Hm, haven’t posted in a while. Having your tonsils out will do that!
Mike Hommey recently blogged on some binary layout issues he’d run into with Thumb-2 binaries. For the last week or so, I’ve been working on one of those problems: Thumb-2/ARM trampolines.
memcpy calls, how do they work? After all, code in your executable or shared library can’t directly call memcpy, since the address of memcpy is unknown until runtime. You can handle this in various ways; the solution adopted for ELF systems is something called a procedure linkage table, or PLT. (The mechanisms on Windows and Mac are similar, but the details are probably somewhat different; I’m not familiar with them.)
The PLT is simply an extra layer of indirection. Each entry in the PLT has a corresponding entry in the global offset table (GOT) associated with it; the GOT entry is the address of the actual function the PLT entry should call. At load time, the GOT entries are set to the address of the entry point of the dynamic linker’s lookup function.
When you call memcpy, then, you’re actually calling the PLT entry associated with memcpy. The first time you make such a call, the dynamic linker is invoked to figure out where memcpy actually lives. Once it has done so, it updates the associated GOT entry with that address and calls the “real” memcpy. Subsequent calls to memcpy then find the actual address in the GOT and jump directly there, bypassing the dynamic linker.
(glibc on Linux plays elaborate games so that calls from libc to libc functions don’t go through the PLT; the details of doing so are best left for a separate blog post.)
OK, so onto the problem description. PLT entries on ARM Linux are ARM mode code. Of course, it’s perfectly valid for Thumb code to want to use these PLT entries; it’d be silly to have separate PLT entries for ARM calls and Thumb calls. For non-tail calls, Thumb code can just use blx, which switches to ARM mode and jumps to a given address. But for tail calls, there’s no jump-to-offset-and-switch-mode instruction (bx jumps to an address in a register, not an immediate offset). So some cleverness is required.
In the gold linker, the solution taken is general: whenever we have such a Thumb-to-ARM branch (whether to a PLT entry or otherwise), generate a small stub of code to do the mode switch and branch, then branch to that. Such stubs are generated for various other similar cases, so the linker was already doing such things anyway.
There’s two issues with this approach. The first is that the stubs take up extra space, then second is that they’re placed wherever the linker thinks is convenient, which might not be the best place for improving the layout of the compiled code. (The linker does put some effort into reusing stubs, so if you have several Thumb-to-ARM calls/jumps to the same address, the linker will reuse a stub, rather than duplicating it willy-nilly.) The second is the real dealbreaker here.
The GNU linker’s approach is more clever: it embeds the necessary stub into the PLT entry itself.
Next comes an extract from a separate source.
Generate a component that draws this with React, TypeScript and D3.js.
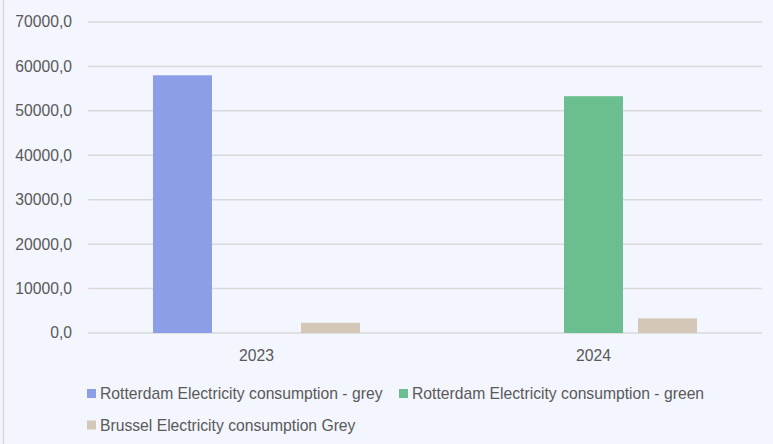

Whereas the entry previously looked like:
22c: e28fc610 add ip, pc, #16777216 ; 0x1000000 230: e28cca08 add ip, ip, #32768 ; 0x8000 234: e5bcf080 ldr pc, [ip, #128]! ; 0x80
it now looks like:
228: 4778 bx pc 22a: 46c0 nop ; (mov r8, r8) 22c: e28fc610 add ip, pc, #16777216 ; 0x1000000 230: e28cca08 add ip, ip, #32768 ; 0x8000 234: e5bcf080 ldr pc, [ip, #128]! ; 0x80
(This works because bx pc actually branches to the PC of the bx insn + 4: i.e. 0x22c.)
So direct jumps from Thumb code use the entry point at 0×228, whereas all other calls and jumps from ARM or Thumb code use the entry point at 0x22c. This method is smaller (4 bytes for the PLT entry stub versus 16-ish bytes for the out-of-line, imperfectly located stub) and plays nicely with section reordering.
We could use GNU ld for our linking needs, but gold has several very nice features (performance, identical code folding, section ordering, incremental linking, etc.) that make its use desirable. So the last week of my time has been spent learning gold well enough to add these small Thumb stubs to PLT entries when necessary. gold can now do this, woohoo!
I believe my code is suitable for using in Mozilla builds. Before being submitted upstream, however, there need to be some kinks worked out with regards to incremental linking: gold’s incremental linking support assumes that all PLT entries are the same size. The above modifications mean that some will be 16 bytes and some will be 12. (A possible cheesy hack would be to make all stubs 16 bytes when incremental linking…) It might also be worthwhile exploring a more general solution for stub positioning so that stubs play nicely with section reordering.